Poché is a style of presentation that involves filling the cut components of a plan or section with solid black (or closely spaced diagonal lines) to add depth and dimension to the drawings.

This technique became popular during the Middle Ages when buildings were built with thick stone masonry walls, and the walls took up considerably more space in a structure. Architects used black coloring on floorplans to distinguish thicker-walled elements from other areas. This helped them build a greater understanding of the overall dimensions of the space they were working with.

plan and section drawing of the pantheon

During the Gothic and Baroque eras, architects shaped rooms by making the walls thicker to create circular spaces and rounded corners. These walls often featured niches. The poche’d plan helps the viewer focus on the interior space, not the construction within the walls.

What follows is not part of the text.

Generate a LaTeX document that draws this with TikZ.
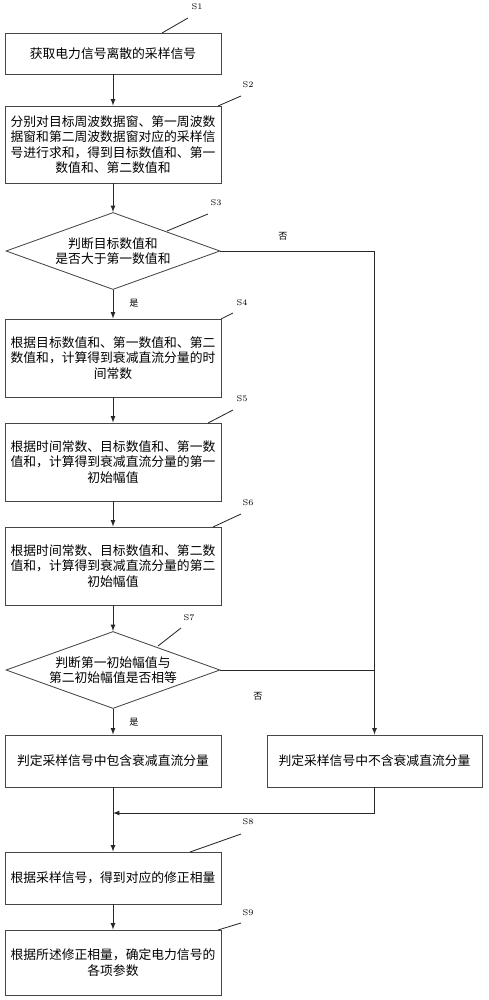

In modern architecture, poché’d areas on architectural plans often refer to the portions of the building that are non-livable spaces, such as shafts, ductwork, walls, and columns, and differentiate those spaces from livable spaces.

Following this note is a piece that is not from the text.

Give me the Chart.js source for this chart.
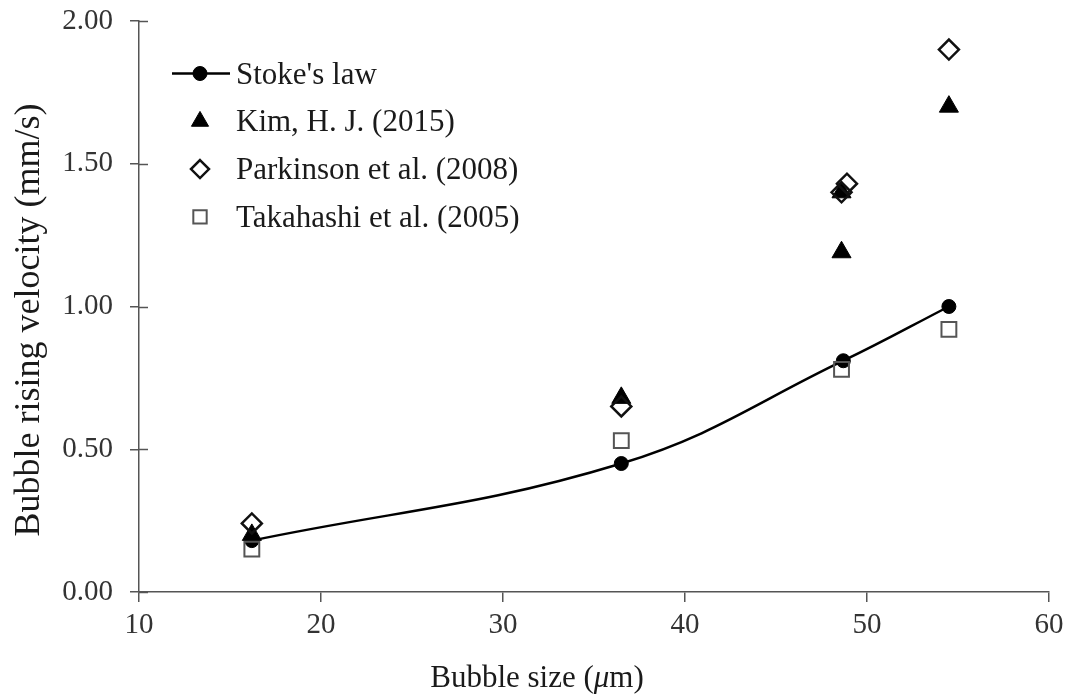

Drawing of a proposal for the US national library
Walls, roof, and earth are poché’d black in this proposal for the U.S. National Library.

What is a hatch?

A hatch is a pattern used in architectural drawings to indicate the material of a surface or a structural component. Hatching is used in drawings to communicate information about a building’s construction and materials to everyone involved in the design and construction process. Hatching helps in reducing the risk of errors and ensures that the building is constructed according to the original design intent by adding readability to a drawing.

There are standard hatches for any building material that is followed worldwide. This helps to simplify the process of representing building materials and eliminates the need for a key on every drawing.

What types of drawings use hatches?

Hatches are used in floor and site plans, interior and exterior elevations, and sections. Hatches are used to indicate the type of wall, column, flooring, layers of the earth under a building, or a finish on a surface. For example, a brick wall may be indicated with diagonal hatch lines at 45⸰ angle in section. In elevation, the brick would be drawn to show the size and coursing of the brick. On the other hand, a concrete wall may be indicated with small triangles and dots in section but is usually not hatched in elevation.

Instances where hatches are used frequently: 

  • In elevations to indicate the type of material on the surface. 
  • To indicate the materials of roofing and flooring.
  • In combination with other symbols and notations to indicate additional information about a surface or element.
Portion of wall section showing different hatch patterns
A portion of a wall section. Notice all of the hatch patterns that indicate different materials.

What should you illustrate as a solid color vs hatches?

Solid colors can be used in drawings in the concept stage to illustrate the structure and add some depth to the drawings. This is especially helpful to clients or other people who may not be able to read construction plans easily.

A patterned hatch can be used in advanced stages of the design process where the materials have been fixed or are under consideration.

Solid hatches are usually used in the concept stage and patterned hatch is used in construction documents as they need exact materials to reduce any errors.

Poché vs Hatch: Final thoughts

Poché is used to define the cut elements of a drawing by filling them with black or solid dark color. A hatch indicates the material of a surface or an element that is cut in section. Hatches allow for a more truthful representation of the different materials and surfaces, adding an extra layer of information to the overall design.